Problem> Up to and including the line with "anchor=west] (salespitch) at", write out the listing from its first line, minus the pictures.

----- Supplied information -----

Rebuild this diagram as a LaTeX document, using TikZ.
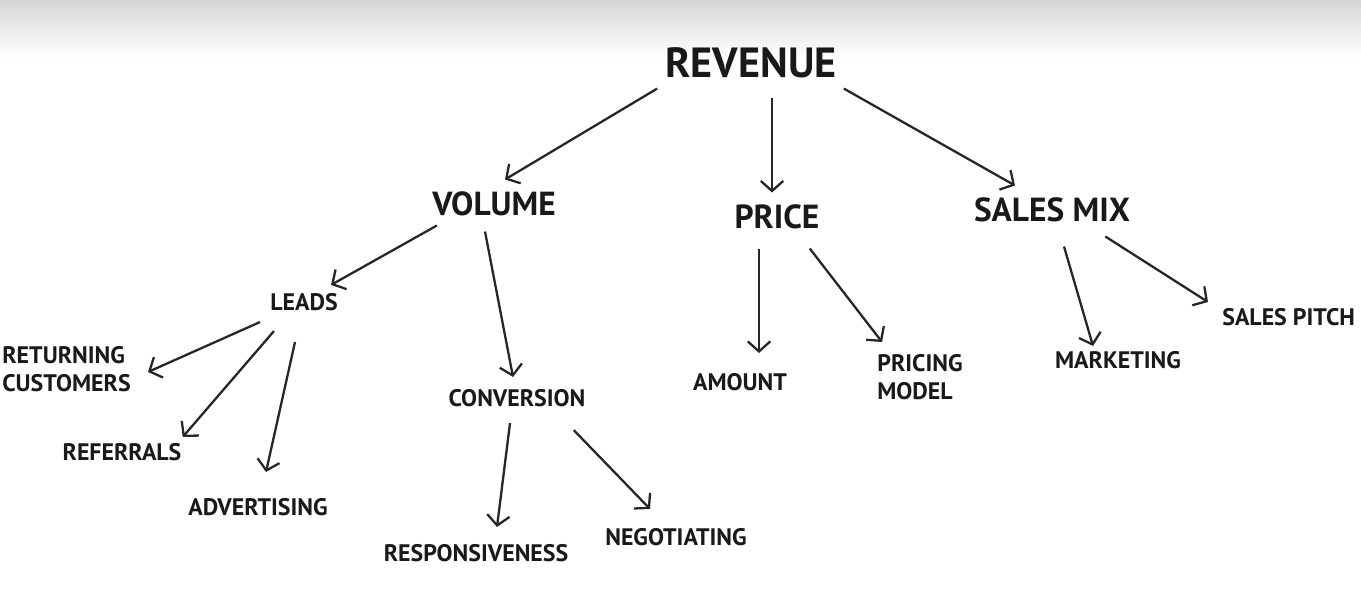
\documentclass[tikz,border=0pt]{standalone}
\usepackage{fontspec}
\setmainfont{PT Sans}
\usepackage{tikz}
\usetikzlibrary{arrows.meta, calc}

\begin{document}
\begin{tikzpicture}[x=0.02cm, y=-0.02cm,
    every node/.style={inner sep=0pt, text=black!90, font=\bfseries},
    top/.style={font=\fontsize{24}{29}\selectfont\bfseries},
    mid/.style={font=\fontsize{19}{23}\selectfont\bfseries},
    leaf/.style={font=\fontsize{13.6}{16}\selectfont\bfseries},
    arr/.style={draw=black!85, line width=1.3pt, -{Straight Barb[length=0.2cm, width=0.45cm, line width=1.3pt]}}]
    % page and the grey shade along the top
    \useasboundingbox (0,0) rectangle (1361,595);
    \clip (0,0) rectangle (1361,595);
    \fill[white] (0,0) rectangle (1361,595);
    \shade[top color=black!16, bottom color=white] (0,0) rectangle (1361,58);

    \node[top] (revenue) at (751,63) {REVENUE};
    \node[mid] (volume) at (494,204) {VOLUME};
    \node[mid] (price) at (777,217) {PRICE};
    \node[mid] (salesmix) at (1052,210) {SALES MIX};
    \node[leaf] (leads) at (304,302) {LEADS};
    \node[leaf] (conversion) at (517,398) {CONVERSION};
    \node[leaf, align=left, anchor=north west] (returning) at (2,346) {RETURNING\\CUSTOMERS};
    \node[leaf] (referrals) at (122,452) {REFERRALS};
    \node[leaf] (advertising) at (258,507) {ADVERTISING};
    \node[leaf] (responsiveness) at (476,553) {RESPONSIVENESS};
    \node[leaf] (negotiating) at (676,537) {NEGOTIATING};
    \node[leaf] (amount) at (740,382) {AMOUNT};
    \node[leaf, align=left, anchor=north west] (pricing) at (877,354) {PRICING\\MODEL};
    \node[leaf] (marketing) at (1118,360) {MARKETING};
    \node[leaf, anchor=west] (salespitch) at (1222,317) {SALES PITCH};

    \draw[arr] ($(revenue.south west)+(-8,10)$) -- ($(volume.north)+(11,-12)$);
    \draw[arr] ($(revenue.south)+(21,19)$) -- ($(price.north)+(-5,-12)$);
    \draw[arr] ($(revenue.south east)+(7,10)$) -- ($(salesmix.north)+(-37,-12)$);
    \draw[arr] ($(volume.south west)+(5,9)$) -- ($(leads.north east)+(-7,-8)$);
    \draw[arr] ($(volume.south)+(-9,15)$) -- ($(conversion.north)+(-4,-12)$);
    \draw[arr] ($(leads.south west)+(-10,11)$) -- ($(returning.north east)+(17,26)$);
    \draw[arr] ($(leads.south west)+(4,20)$) -- ($(referrals.north east)+(1,-6)$);
    \draw[arr] ($(leads.south)+(-9,31)$) -- ($(advertising.north)+(8,-26)$);
    \draw[arr] ($(conversion.south)+(-7,16)$) -- ($(responsiveness.north)+(21,-17)$);
    \draw[arr] ($(conversion.south east)+(-12,23)$) -- ($(negotiating.north)+(-26,-19)$);
    \draw[arr] ($(price.south)+(-18,19)$) -- ($(amount.north)+(19,-20)$);
    \draw[arr] ($(price.south east)+(-10,19)$) -- ($(pricing.north west)+(5,-12)$);
    \draw[arr] ($(salesmix.south)+(12,24)$) -- ($(marketing.north)+(-25,-5)$);
    \draw[arr] ($(salesmix.south east)+(-25,14)$) -- ($(salespitch.west)+(-14,-15)$);
\end{tikzpicture}
\end{document}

-----

Answer for the task>
Rebuild this diagram as a LaTeX document, using TikZ.
\documentclass[tikz,border=0pt]{standalone}
\usepackage{fontspec}
\setmainfont{PT Sans}
\usepackage{tikz}
\usetikzlibrary{arrows.meta, calc}

\begin{document}
\begin{tikzpicture}[x=0.02cm, y=-0.02cm,
    every node/.style={inner sep=0pt, text=black!90, font=\bfseries},
    top/.style={font=\fontsize{24}{29}\selectfont\bfseries},
    mid/.style={font=\fontsize{19}{23}\selectfont\bfseries},
    leaf/.style={font=\fontsize{13.6}{16}\selectfont\bfseries},
    arr/.style={draw=black!85, line width=1.3pt, -{Straight Barb[length=0.2cm, width=0.45cm, line width=1.3pt]}}]
    % page and the grey shade along the top
    \useasboundingbox (0,0) rectangle (1361,595);
    \clip (0,0) rectangle (1361,595);
    \fill[white] (0,0) rectangle (1361,595);
    \shade[top color=black!16, bottom color=white] (0,0) rectangle (1361,58);

    \node[top] (revenue) at (751,63) {REVENUE};
    \node[mid] (volume) at (494,204) {VOLUME};
    \node[mid] (price) at (777,217) {PRICE};
    \node[mid] (salesmix) at (1052,210) {SALES MIX};
    \node[leaf] (leads) at (304,302) {LEADS};
    \node[leaf] (conversion) at (517,398) {CONVERSION};
    \node[leaf, align=left, anchor=north west] (returning) at (2,346) {RETURNING\\CUSTOMERS};
    \node[leaf] (referrals) at (122,452) {REFERRALS};
    \node[leaf] (advertising) at (258,507) {ADVERTISING};
    \node[leaf] (responsiveness) at (476,553) {RESPONSIVENESS};
    \node[leaf] (negotiating) at (676,537) {NEGOTIATING};
    \node[leaf] (amount) at (740,382) {AMOUNT};
    \node[leaf, align=left, anchor=north west] (pricing) at (877,354) {PRICING\\MODEL};
    \node[leaf] (marketing) at (1118,360) {MARKETING};
    \node[leaf, anchor=west] (salespitch) at (1222,317) {SALES PITCH};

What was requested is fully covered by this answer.